Further, there are a lot of studies that show that active trading lags buy and hold the vast majority of the time. Clearly, no one embarks on a path of active or complex trading systems to lag the market but it happens, we all know this.

Many folks might say that in this market environment buy and hold is the wrong strategy. I think of it as buy with the intention of holding. I would love to be so right with every stock I buy for clients that they all do exactly what I hope they will and that I will never have to sell.

I recently disclosed selling long time holding Ameren. I perceived a change in the long term outlook (perception is reality right?) and decided to sell. I am very willing to sell a stock that I think might be broken or otherwise have a problem but the hope is still to hold forever.

Another type of unintended consequence comes from putting what turns out to be too much money in one part of the market.
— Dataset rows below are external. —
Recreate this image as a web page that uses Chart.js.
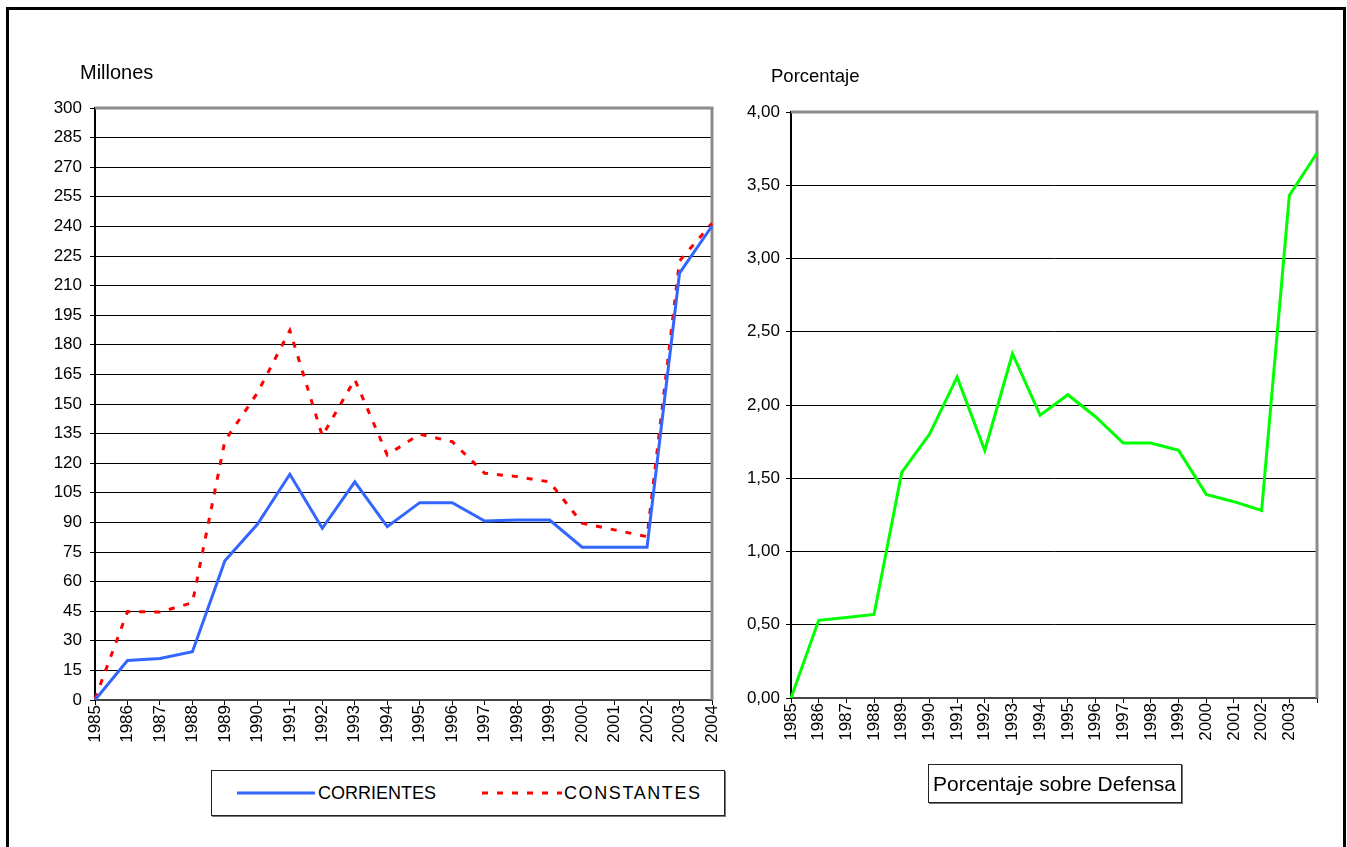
<!DOCTYPE html>
<html>
<head>
<meta charset="utf-8">
<script src="https://cdn.jsdelivr.net/npm/chart.js@4"></script>
<style>
  body { margin: 0; background: #fff; font-family: "Liberation Sans", Arial, sans-serif; }
  #frame { position: absolute; left: 6px; top: 7px; width: 1334px; height: 860px; border: 3px solid #000; }
  .cv { position: absolute; }
  .legend { position: absolute; background: #fff; border: 1px solid #222; box-shadow: 1px 1px 0 #777; color: #000; }
  .item { position: absolute; top: 0; height: 100%; display: flex; align-items: center; }
</style>
</head>
<body>
<div id="frame"></div>
<div class="cv" style="left:20px; top:50px; width:710px; height:720px;"><canvas id="left-chart"></canvas></div>
<div class="cv" style="left:740px; top:50px; width:590px; height:718px;"><canvas id="right-chart"></canvas></div>

<div class="legend" style="left:211px; top:770px; width:512px; height:44px; font-size:18px;">
  <div class="item" style="left:25px;">
    <svg width="78" height="6"><line x1="0" y1="3" x2="78" y2="3" stroke="#3366ff" stroke-width="3"/></svg>
    <span style="margin-left:3px;">CORRIENTES</span>
  </div>
  <div class="item" style="left:270px;">
    <svg width="80" height="6"><line x1="0" y1="3" x2="80" y2="3" stroke="#ff0000" stroke-width="3" stroke-dasharray="6 9"/></svg>
    <span style="margin-left:2px; letter-spacing:1.6px;">CONSTANTES</span>
  </div>
</div>
<div class="legend" style="left:928px; top:764px; width:252px; height:37px; font-size:21px;">
  <div class="item" style="left:4px;">Porcentaje sobre Defensa</div>
</div>

<script>
const years = ['1985','1986','1987','1988','1989','1990','1991','1992','1993','1994',
               '1995','1996','1997','1998','1999','2000','2001','2002','2003','2004'];
const corrientes = [0, 20, 21, 24.5, 70.6, 89, 114.4, 87, 110.5, 87.8,
                    100, 100, 90.7, 91.2, 91.2, 77.4, 77.4, 77.4, 216.3, 240.2];
const constantes = [0.5, 44.8, 44.6, 49.3, 131.3, 155.6, 187.3, 133.8, 162.4, 124.2,
                    134.7, 130.9, 114.9, 113.2, 110.5, 89.6, 86.2, 82.8, 222.5, 241.6];

// right chart: last category has no label
const pctLabels = ['1985','1986','1987','1988','1989','1990','1991','1992','1993','1994',
                   '1995','1996','1997','1998','1999','2000','2001','2002','2003',''];
const porcentaje = [0, 0.53, 0.55, 0.57, 1.54, 1.80, 2.19, 1.69, 2.35, 1.93,
                    2.07, 1.92, 1.74, 1.74, 1.69, 1.39, 1.34, 1.28, 3.43, 3.72];

const FONT = "'Liberation Sans', Arial, sans-serif";

// gray plot border on top/right plus the unit caption above the axis
const plotFrame = {
  id: 'plotFrame',
  beforeDatasetsDraw(chart, args, opts) {
    const a = chart.chartArea, ctx = chart.ctx;
    ctx.save();
    ctx.strokeStyle = '#8c8c8c';
    ctx.lineWidth = 3;
    ctx.beginPath();
    ctx.moveTo(a.left, a.top);
    ctx.lineTo(a.right, a.top);
    ctx.lineTo(a.right, a.bottom);
    ctx.stroke();
    ctx.restore();
  },
  afterDraw(chart, args, opts) {
    const a = chart.chartArea, ctx = chart.ctx;
    ctx.save();
    ctx.fillStyle = '#000';
    ctx.font = opts.size + 'px ' + FONT;
    ctx.textBaseline = 'alphabetic';
    ctx.fillText(opts.text, a.left + opts.dx, a.top + opts.dy);
    ctx.restore();
  }
};

const xAxis = (height) => ({
  grid: { display: true, drawOnChartArea: false, drawTicks: true, tickLength: 5, color: '#000' },
  border: { display: true, color: '#444', width: 2 },
  ticks: { color: '#000', font: { family: FONT, size: 17 }, maxRotation: 90, minRotation: 90, autoSkip: false, padding: 0 },
  afterFit: (s) => { s.height = height; s.paddingLeft = 0; s.paddingRight = 0; }
});

new Chart('left-chart', {
  type: 'line',
  data: {
    labels: years,
    datasets: [
      { label: 'CORRIENTES', data: corrientes, borderColor: '#3366ff', borderWidth: 3, pointRadius: 0, tension: 0 },
      { label: 'CONSTANTES', data: constantes, borderColor: '#ff0000', borderWidth: 3, borderDash: [6, 9], pointRadius: 0, tension: 0 }
    ]
  },
  options: {
    animation: false,
    responsive: true,
    maintainAspectRatio: false,
    layout: { padding: { top: 58, right: 18, left: 0, bottom: 0 } },
    plugins: { legend: { display: false }, tooltip: { enabled: false },
               plotFrame: { text: 'Millones', size: 20, dx: -15, dy: -29 } },
    scales: {
      x: xAxis(70),
      y: {
        min: 0, max: 300,
        ticks: { stepSize: 15, color: '#000', font: { family: FONT, size: 17 }, padding: 8 },
        grid: { color: '#000', lineWidth: 1, tickLength: 5 },
        border: { display: true, color: '#000', width: 2 },
        afterFit: (s) => { s.width = 75; }
      }
    }
  },
  plugins: [plotFrame]
});

new Chart('right-chart', {
  type: 'line',
  data: {
    labels: pctLabels,
    datasets: [
      { label: 'Porcentaje sobre Defensa', data: porcentaje, borderColor: '#00ff00', borderWidth: 3, pointRadius: 0, tension: 0 }
    ]
  },
  options: {
    animation: false,
    responsive: true,
    maintainAspectRatio: false,
    layout: { padding: { top: 62, right: 13, left: 0, bottom: 0 } },
    plugins: { legend: { display: false }, tooltip: { enabled: false },
               plotFrame: { text: 'Porcentaje', size: 18.5, dx: -20, dy: -30 } },
    scales: {
      x: xAxis(70),
      y: {
        min: 0, max: 4,
        ticks: { stepSize: 0.5, color: '#000', font: { family: FONT, size: 17 }, padding: 6,
                 callback: (v) => v.toFixed(2).replace('.', ',') },
        grid: { color: '#000', lineWidth: 1, tickLength: 5 },
        border: { display: true, color: '#000', width: 2 },
        afterFit: (s) => { s.width = 51; }
      }
    }
  },
  plugins: [plotFrame]
});
</script>
</body>
</html>
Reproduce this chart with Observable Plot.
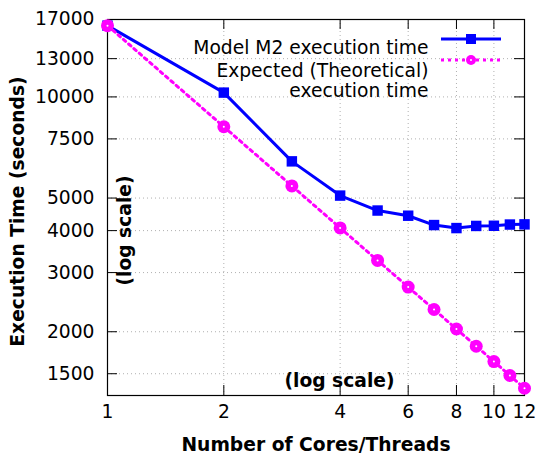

When emerging markets corrected last June I heard from a couple of readers who acknowledged having too much (this came about from previous email exchanges) in emerging markets when they did go.

If you have read this blog for a while you know that there are some themes that I am in love with yet any time I write about them I try to include how much I have exposed to those themes, moderation is very important.

One example here is Vietnam. I started out a year ago with a 1-1.5% weight, it doubled and I sold half. The theme seems like a no-brainer. Still who would want to make an outsized bet there? I certainly don't and again I think it is absurdly obvious. If I am wrong and it cuts in half I won't be financially damaged.

3 comments:

Anonymous said...

Hi Roger,
Is there a ETF out there for the Vietnam market?

Thanks,
Moby

Roger Nusbaum said...

The only way I know to access it is the Vietnam Opportunity Fund. It trades in London but in US dollars. I know Schwab can access not sure who else.

The fund has exposure to some stocks, real estate and FDI.

The ticker for trading is VTOPF. To get a decent quote use VOF.L on Yahoo finance.

Obviously this is the one I own along with 3 or four clients,

muckdog said...

Ah, Mr. Roarke and Tattoo. Now that was a series! I don't recall any episode where somebody wanted to become a successful day trader. Was that the one with Charo?